Но писатель! К тому же чрезвычайно вежливый писатель… И Синявского перевели на зачистку стульев, работу, весьма опасную тем, что выполнить дневной план на «этом деле» было практически невозможно, а невыполнение плана — легчайший и прямейший повод к любому прочему наказанию. Синявский не роптал, но и не перенапрягался. Часто, проходя мимо него на обед, спрашивал: «Как план, Андрей Донатыч?» «Хорошо, — отвечал он, глядя, как всегда, мимо собеседника, — уже вот пятый заканчиваю». И это при норме шестьдесят в день!
Но был и другой случай, который всю компанию Синявского на долгое время как бы вывел из «состава политических».

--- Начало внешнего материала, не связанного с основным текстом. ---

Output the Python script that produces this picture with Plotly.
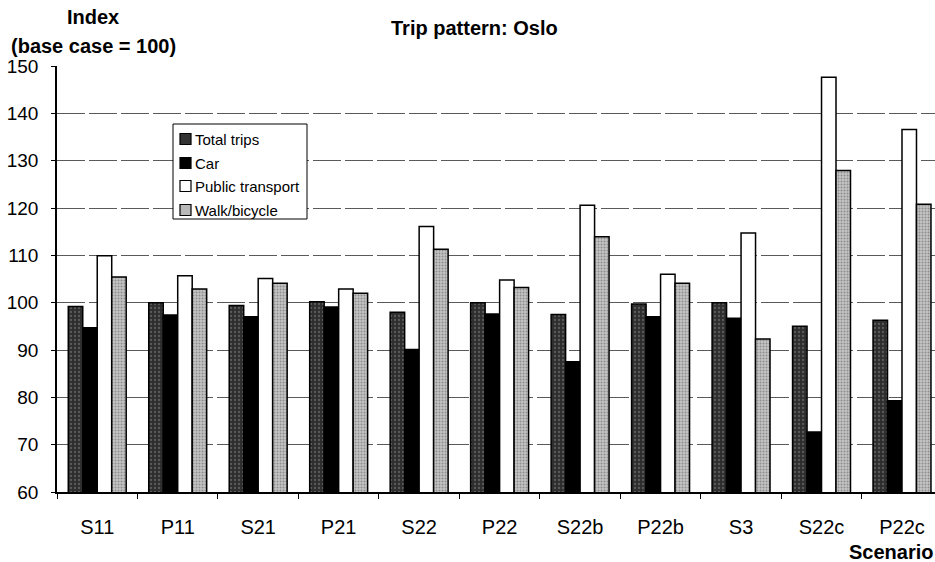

Что более всего потрясло нас, впервые прибывших в политический лагерь, так это строжайшая обязанность посещать по средам так называемые «политзанятия», на которых изучался знаменитый «Краткий курс истории ВКП(б)», как известно, редактированный лично Сталиным. А в качестве вспомогательного пособия — учебник по обществоведению для средней школы. Посещение политзанятий было объявлено элементом режима, следовательно, непосещение — нарушение такового. Высшая же мера за нарушение режима — суд и перевод в тюрьму, куда со временем многие из нас и попали. Но не за политзанятия, а за политическую неисправимость. С политзанятиями же мы с первых дней повели борьбу. Сперва саботажным способом: приболел, опоздал, не слышал команды… Но надоело. И я однажды категорически заявил «отрядному»: «Не пойду!» Меня тут же кинули в карцер, что оказалось последней каплей терпения всех политических, независимо от «идеологии» и национальности. Мои подельники объявили забастовку, кто-то — голодовку, но сотни других, не прибегая к крайностям, завалили «штаб» лагеря соответствующими заявлениями о готовности и к забастовкам, и к отказу от выполнения режима «вообще»!
Такого массового политического солидаризма в политлагерях не было с пятьдесят шестого года, и лагерное начальство «сдало взад». Меня досрочно выпустили из карцера, а всех так называемых чисто политических по-тихому, «бесприказно» освободили от унизительной процедуры принудительного политвоспитания.